Border crossings by sea
If you sail from Croatia's Dalmatian coast into Montenegro, you must clear customs. The border port is Zelenika in the outer Bay of Kotor. You will need passports, boat registration, and a crew list. The process usually takes 30 to 45 minutes. Heading south into Albania requires clearing out at Bar. EU and UK citizens do not need a visa for stays under 90 days.
Combining with Dubrovnik
Dubrovnik sits just 30 NM northwest of Tivat. Many one-way charters let you pick up in one country and drop off in the other, though expect a repositioning fee of €300 to €500. It is genuinely one of the best two-country sailing combinations in the Med.
Experience level
The Bay of Kotor is sheltered and forgiving, which makes it a good fit for those newer to chartering. Distances are short and hazards are well-charted. If you do not hold a licence, hiring a skipper is easy and affordable. Outside the bay, the open coast between Budva and Bar requires more attention to wind and swell, but nothing extreme for an intermediate crew.
What to pack
Standard Mediterranean warm-weather sailing kit works perfectly. Check our complete packing list if this is your first trip. One addition worth making: bring a light fleece for evening sailing inside the bay, where the mountains block the sun early and the temperature drops 5 to 6 degrees before you expect it.
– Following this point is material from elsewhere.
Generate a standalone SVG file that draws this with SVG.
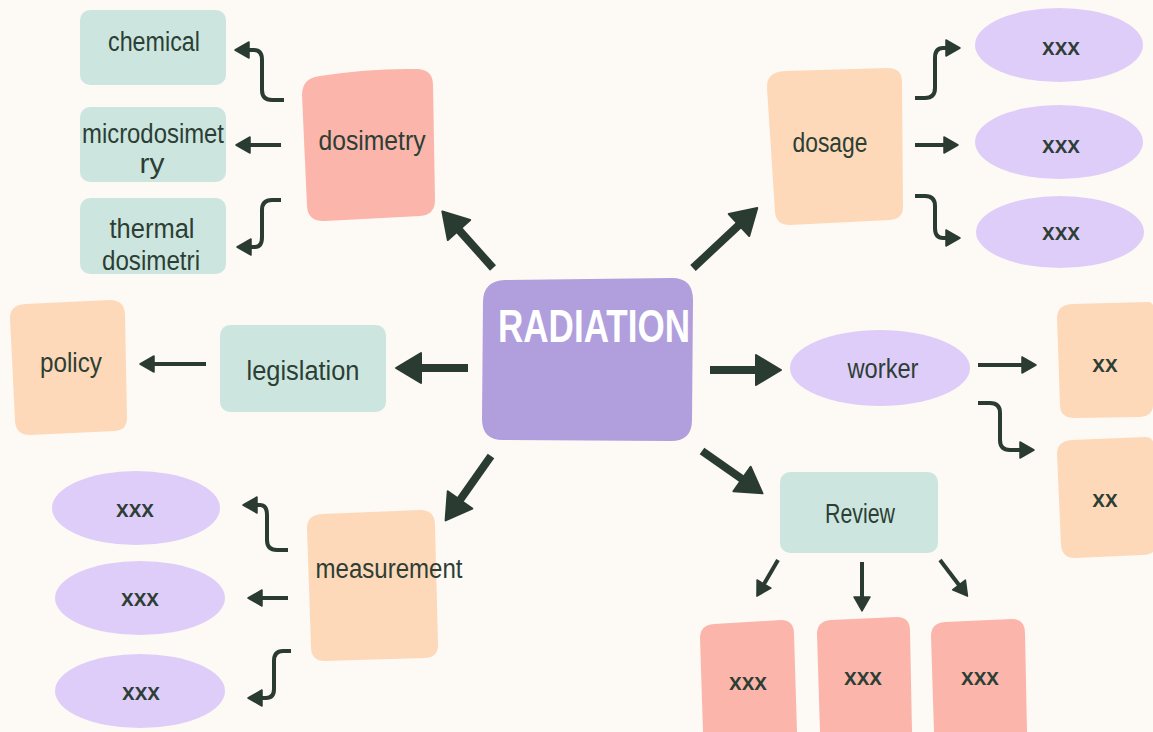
<svg xmlns="http://www.w3.org/2000/svg" width="1153" height="732" viewBox="0 0 1153 732">
  <style>
    .bg { fill: #fdf9f5; }
    .mint { fill: #cce6df; }
    .salmon { fill: #fbb5ab; }
    .peach { fill: #fdd9b9; }
    .lav { fill: #dfcdf9; }
    .core { fill: #b09edd; }
    .lbl { font-family: "Liberation Sans Narrow", "Liberation Sans", sans-serif; font-size: 27px; fill: #2d3e35; text-anchor: middle; }
    .xs { font-family: "Open Sans", "Liberation Sans", sans-serif; font-weight: 600; font-size: 23px; fill: #2d3e35; text-anchor: middle; }
    .title { font-family: "Liberation Sans Narrow", "Liberation Sans", sans-serif; font-weight: bold; font-size: 46px; fill: #ffffff; text-anchor: middle; }
    .thick { fill: none; stroke: #2a3b31; stroke-width: 8; marker-end: url(#bigHead); }
    .thin { fill: none; stroke: #2a3b31; stroke-width: 4; marker-end: url(#smallHead); }
  </style>
  <defs>
    <marker id="bigHead" markerUnits="userSpaceOnUse" viewBox="0 -16 26 32" refX="0" refY="0" markerWidth="26" markerHeight="32" orient="auto" overflow="visible">
      <path d="M0,-15 L25,0 L0,15 Z" fill="#2a3b31" stroke="#2a3b31" stroke-width="2" stroke-linejoin="round"/>
    </marker>
    <marker id="smallHead" markerUnits="userSpaceOnUse" viewBox="0 -9 15 18" refX="0" refY="0" markerWidth="15" markerHeight="18" orient="auto" overflow="visible">
      <path d="M0,-8 L14,0 L0,8 Z" fill="#2a3b31" stroke="#2a3b31" stroke-width="1.5" stroke-linejoin="round"/>
    </marker>
  </defs>

  <rect class="bg" x="0" y="0" width="1153" height="732"/>

  <!-- connectors -->
  <g id="connectors">
    <!-- from the centre -->
    <line class="thick" x1="493" y1="268" x2="459" y2="230"/>
    <line class="thick" x1="693" y1="268" x2="739" y2="225"/>
    <line class="thick" x1="468" y1="368" x2="421" y2="368"/>
    <line class="thick" x1="710" y1="370" x2="756" y2="370"/>
    <line class="thick" x1="491" y1="456" x2="460" y2="500"/>
    <line class="thick" x1="702" y1="451" x2="742" y2="479"/>

    <!-- dosimetry branches -->
    <path class="thin" d="M284,100 L272,100 Q262,100 262,90 L262,60 Q262,50 254,50 L249,50"/>
    <path class="thin" d="M281,145 L250,145"/>
    <path class="thin" d="M281,200 L272,200 Q262,200 262,210 L262,237 Q262,247 255,247 L251,247"/>

    <!-- dosage branches -->
    <path class="thin" d="M915,98 L925,98 Q935,98 935,88 L935,58 Q935,48 943,48 L946,48"/>
    <path class="thin" d="M915,145 L944,145"/>
    <path class="thin" d="M915,196 L925,196 Q935,196 935,206 L935,228 Q935,238 943,238 L946,238"/>

    <!-- worker branches -->
    <path class="thin" d="M978,365 L1022,365"/>
    <path class="thin" d="M978,403 L990,403 Q1000,403 1000,413 L1000,440 Q1000,450 1010,450 L1020,450"/>

    <!-- legislation to policy -->
    <path class="thin" d="M206,364 L154,364"/>

    <!-- measurement branches -->
    <path class="thin" d="M288,550 L277,550 Q267,550 267,540 L267,515 Q267,505 260,505 L257,505"/>
    <path class="thin" d="M288,598 L262,598"/>
    <path class="thin" d="M291,651 L283,651 Q274,651 274,661 L274,689 Q274,698 266,698 L262,698"/>

    <!-- review branches -->
    <path class="thin" d="M778,560 L764,584"/>
    <path class="thin" d="M862,562 L862,597"/>
    <path class="thin" d="M940,560 L959,585"/>
  </g>

  <!-- centre node -->
  <g id="radiation">
    <path class="core" d="M505,280 L672,278 Q693,278 693,300 L692,420 Q692,441 671,441 L503,440 Q482,440 482,419 L483,302 Q483,281 505,280 Z"/>
    <text class="title" x="594" y="342" textLength="192" lengthAdjust="spacingAndGlyphs">RADIATION</text>
  </g>

  <!-- dosimetry branch -->
  <g id="dosimetry">
    <path class="salmon" d="M320,76 Q370,68 418,69 Q433,70 433,85 L435,200 Q435,215 420,216 L325,221 Q308,222 307,206 L302,95 Q302,78 320,76 Z"/>
    <text class="lbl" x="372" y="150" textLength="107" lengthAdjust="spacingAndGlyphs">dosimetry</text>
  </g>
  <g id="chemical">
    <rect class="mint" x="80" y="10" width="146" height="75" rx="10"/>
    <text class="lbl" x="154" y="51" textLength="92" lengthAdjust="spacingAndGlyphs">chemical</text>
  </g>
  <g id="microdosimetry">
    <rect class="mint" x="80" y="107" width="146" height="75" rx="10"/>
    <text class="lbl" x="153" y="143" textLength="142" lengthAdjust="spacingAndGlyphs">microdosimet</text>
    <text class="lbl" x="152" y="173" textLength="25" lengthAdjust="spacingAndGlyphs">ry</text>
  </g>
  <g id="thermal">
    <rect class="mint" x="80" y="198" width="146" height="76" rx="10"/>
    <text class="lbl" x="152" y="238" textLength="85" lengthAdjust="spacingAndGlyphs">thermal</text>
    <text class="lbl" x="151" y="270" textLength="98" lengthAdjust="spacingAndGlyphs">dosimetri</text>
  </g>

  <!-- dosage branch -->
  <g id="dosage">
    <path class="peach" d="M785,71 L888,68 Q902,68 902,82 L903,207 Q903,219 890,220 L790,225 Q776,225 775,212 L767,88 Q766,72 785,71 Z"/>
    <text class="lbl" x="830" y="152" textLength="75" lengthAdjust="spacingAndGlyphs">dosage</text>
  </g>
  <g id="dose-a">
    <ellipse class="lav" cx="1059" cy="45" rx="84" ry="37"/>
    <text class="xs" x="1061" y="55">xxx</text>
  </g>
  <g id="dose-b">
    <ellipse class="lav" cx="1059" cy="142" rx="84" ry="37"/>
    <text class="xs" x="1061" y="153">xxx</text>
  </g>
  <g id="dose-c">
    <ellipse class="lav" cx="1060" cy="232" rx="84" ry="36"/>
    <text class="xs" x="1061" y="240">xxx</text>
  </g>

  <!-- legislation branch -->
  <g id="legislation">
    <rect class="mint" x="220" y="325" width="166" height="87" rx="10"/>
    <text class="lbl" x="303" y="380" textLength="113" lengthAdjust="spacingAndGlyphs">legislation</text>
  </g>
  <g id="policy">
    <path class="peach" d="M25,304 L110,300 Q124,300 125,314 L127,418 Q127,430 115,431 L30,435 Q16,435 15,421 L10,318 Q10,305 25,304 Z"/>
    <text class="lbl" x="71" y="372" textLength="62" lengthAdjust="spacingAndGlyphs">policy</text>
  </g>

  <!-- measurement branch -->
  <g id="measurement">
    <path class="peach" d="M322,514 L420,510 Q435,510 435,525 L438,645 Q438,658 424,658 L325,661 Q311,661 311,647 L307,528 Q307,515 322,514 Z"/>
    <text class="lbl" x="389" y="578" textLength="147" lengthAdjust="spacingAndGlyphs">measurement</text>
  </g>
  <g id="measure-a">
    <ellipse class="lav" cx="136" cy="508" rx="84" ry="37"/>
    <text class="xs" x="135" y="517">xxx</text>
  </g>
  <g id="measure-b">
    <ellipse class="lav" cx="140" cy="598" rx="85" ry="37"/>
    <text class="xs" x="140" y="606">xxx</text>
  </g>
  <g id="measure-c">
    <ellipse class="lav" cx="140" cy="691" rx="85" ry="37"/>
    <text class="xs" x="141" y="700">xxx</text>
  </g>

  <!-- worker branch -->
  <g id="worker">
    <ellipse class="lav" cx="880" cy="368" rx="90" ry="38"/>
    <text class="lbl" x="883" y="378" textLength="71" lengthAdjust="spacingAndGlyphs">worker</text>
  </g>
  <g id="worker-a">
    <path class="peach" d="M1072,304 L1148,302 Q1155,302 1155,316 L1153,405 Q1153,416 1140,417 L1075,418 Q1060,418 1060,405 L1057,318 Q1057,305 1072,304 Z"/>
    <text class="xs" x="1105" y="372">xx</text>
  </g>
  <g id="worker-b">
    <path class="peach" d="M1072,440 L1145,437 Q1155,437 1155,450 L1155,548 Q1154,555 1142,555 L1075,558 Q1062,558 1061,545 L1057,454 Q1057,441 1072,440 Z"/>
    <text class="xs" x="1105" y="507">xx</text>
  </g>

  <!-- review branch -->
  <g id="review">
    <rect class="mint" x="780" y="472" width="158" height="81" rx="10"/>
    <text class="lbl" x="860" y="523" textLength="70" lengthAdjust="spacingAndGlyphs">Review</text>
  </g>
  <g id="review-a">
    <path class="salmon" d="M714,624 L781,620 Q794,620 794,634 L797,732 L703,732 L700,638 Q700,625 714,624 Z"/>
    <text class="xs" x="748" y="690">xxx</text>
  </g>
  <g id="review-b">
    <path class="salmon" d="M831,620 L897,617 Q910,617 910,631 L912,732 L820,732 L817,634 Q817,621 831,620 Z"/>
    <text class="xs" x="863" y="685">xxx</text>
  </g>
  <g id="review-c">
    <path class="salmon" d="M945,622 L1012,619 Q1025,619 1025,633 L1027,732 L934,732 L931,636 Q931,623 945,622 Z"/>
    <text class="xs" x="980" y="685">xxx</text>
  </g>
</svg>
Booking your first charter
If the process feels unfamiliar, our step-by-step booking guide walks you through it. Tivat has the largest selection of charter yachts, with about a dozen operators based in or near Porto Montenegro. Book by February for the best choice of boats in peak season.
The Bottom Line
Montenegro does not try to compete with Croatia on sheer scale or Greece on island-hopping variety. It competes on intensity. You get a UNESCO old town, a fjord, a superyacht marina, wild anchorages, and €10 grilled fish, all within a stretch of coast you can sail end to end in a single long day. The scent of pine and sea salt follows you everywhere. Get here before the rest of the world does.